AVAILABLE DATA →
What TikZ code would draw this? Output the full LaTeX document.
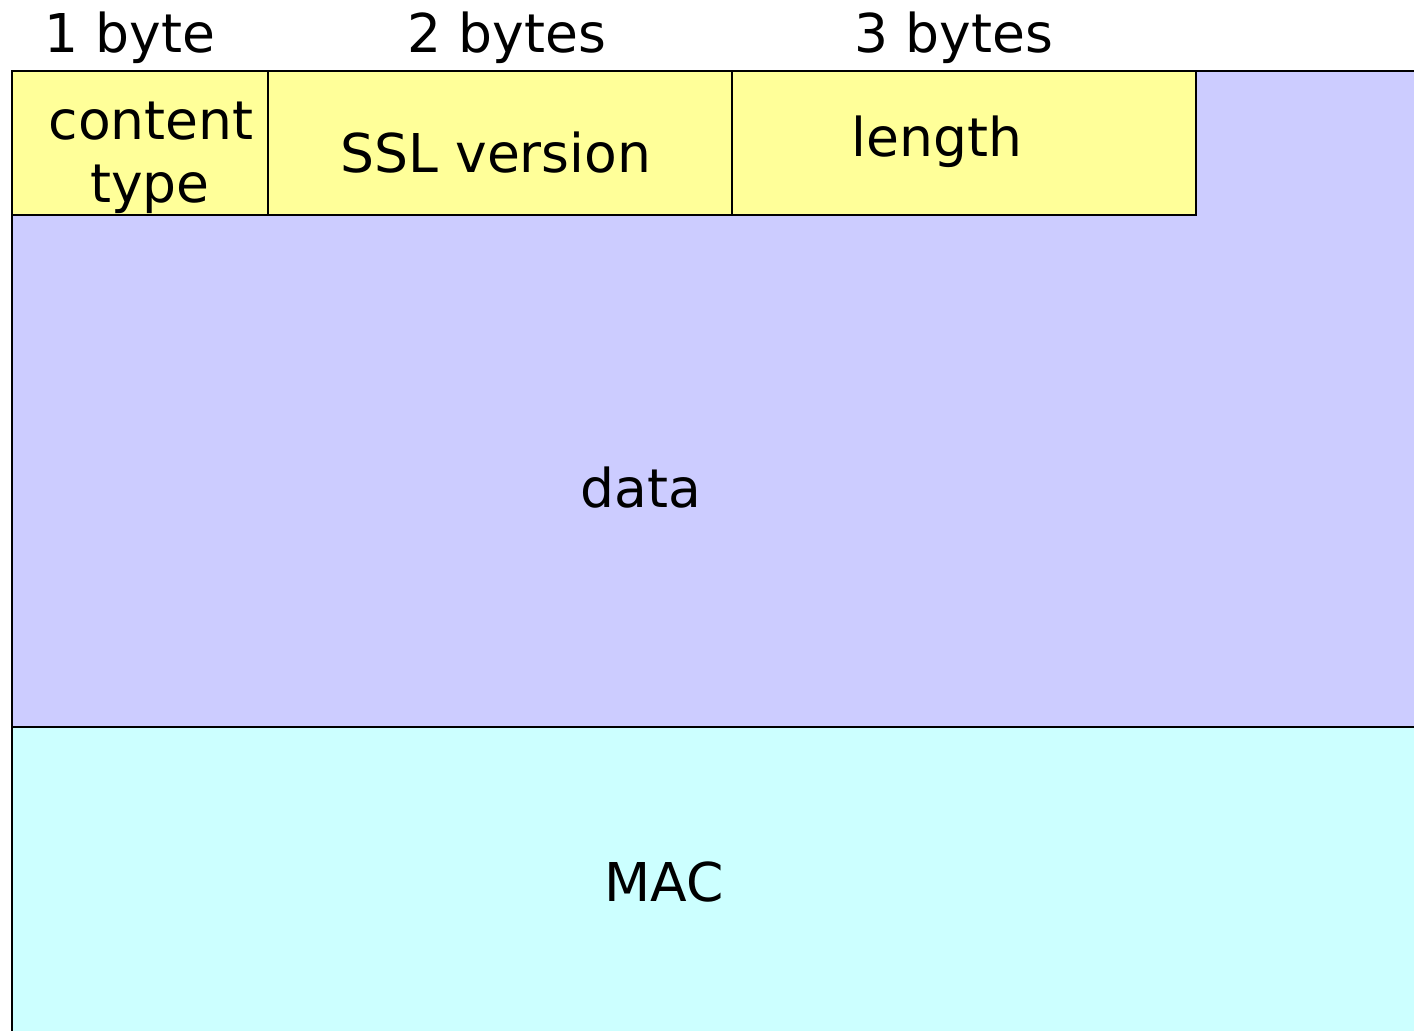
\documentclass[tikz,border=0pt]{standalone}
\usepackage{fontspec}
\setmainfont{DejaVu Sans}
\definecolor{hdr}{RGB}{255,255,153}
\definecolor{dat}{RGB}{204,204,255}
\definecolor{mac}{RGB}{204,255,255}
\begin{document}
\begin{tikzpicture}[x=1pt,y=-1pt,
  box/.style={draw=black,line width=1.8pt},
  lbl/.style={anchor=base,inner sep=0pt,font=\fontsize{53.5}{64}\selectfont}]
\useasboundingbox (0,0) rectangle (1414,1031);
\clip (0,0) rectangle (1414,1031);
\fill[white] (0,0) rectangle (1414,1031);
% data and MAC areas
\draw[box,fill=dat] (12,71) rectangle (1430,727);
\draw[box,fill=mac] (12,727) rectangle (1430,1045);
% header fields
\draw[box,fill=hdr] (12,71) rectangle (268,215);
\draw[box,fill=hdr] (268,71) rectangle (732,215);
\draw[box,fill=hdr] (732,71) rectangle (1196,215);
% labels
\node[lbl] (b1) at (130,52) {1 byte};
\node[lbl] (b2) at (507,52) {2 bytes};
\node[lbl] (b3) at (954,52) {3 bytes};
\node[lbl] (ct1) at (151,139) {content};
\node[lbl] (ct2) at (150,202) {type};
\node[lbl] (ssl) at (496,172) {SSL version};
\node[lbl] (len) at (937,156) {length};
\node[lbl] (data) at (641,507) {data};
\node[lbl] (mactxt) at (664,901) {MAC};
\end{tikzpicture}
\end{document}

BRIEF → Repeat the material above in full and exactly, omitting the pictures.

RESULT OF THIS EXERCISE →
What TikZ code would draw this? Output the full LaTeX document.
\documentclass[tikz,border=0pt]{standalone}
\usepackage{fontspec}
\setmainfont{DejaVu Sans}
\definecolor{hdr}{RGB}{255,255,153}
\definecolor{dat}{RGB}{204,204,255}
\definecolor{mac}{RGB}{204,255,255}
\begin{document}
\begin{tikzpicture}[x=1pt,y=-1pt,
  box/.style={draw=black,line width=1.8pt},
  lbl/.style={anchor=base,inner sep=0pt,font=\fontsize{53.5}{64}\selectfont}]
\useasboundingbox (0,0) rectangle (1414,1031);
\clip (0,0) rectangle (1414,1031);
\fill[white] (0,0) rectangle (1414,1031);
% data and MAC areas
\draw[box,fill=dat] (12,71) rectangle (1430,727);
\draw[box,fill=mac] (12,727) rectangle (1430,1045);
% header fields
\draw[box,fill=hdr] (12,71) rectangle (268,215);
\draw[box,fill=hdr] (268,71) rectangle (732,215);
\draw[box,fill=hdr] (732,71) rectangle (1196,215);
% labels
\node[lbl] (b1) at (130,52) {1 byte};
\node[lbl] (b2) at (507,52) {2 bytes};
\node[lbl] (b3) at (954,52) {3 bytes};
\node[lbl] (ct1) at (151,139) {content};
\node[lbl] (ct2) at (150,202) {type};
\node[lbl] (ssl) at (496,172) {SSL version};
\node[lbl] (len) at (937,156) {length};
\node[lbl] (data) at (641,507) {data};
\node[lbl] (mactxt) at (664,901) {MAC};
\end{tikzpicture}
\end{document}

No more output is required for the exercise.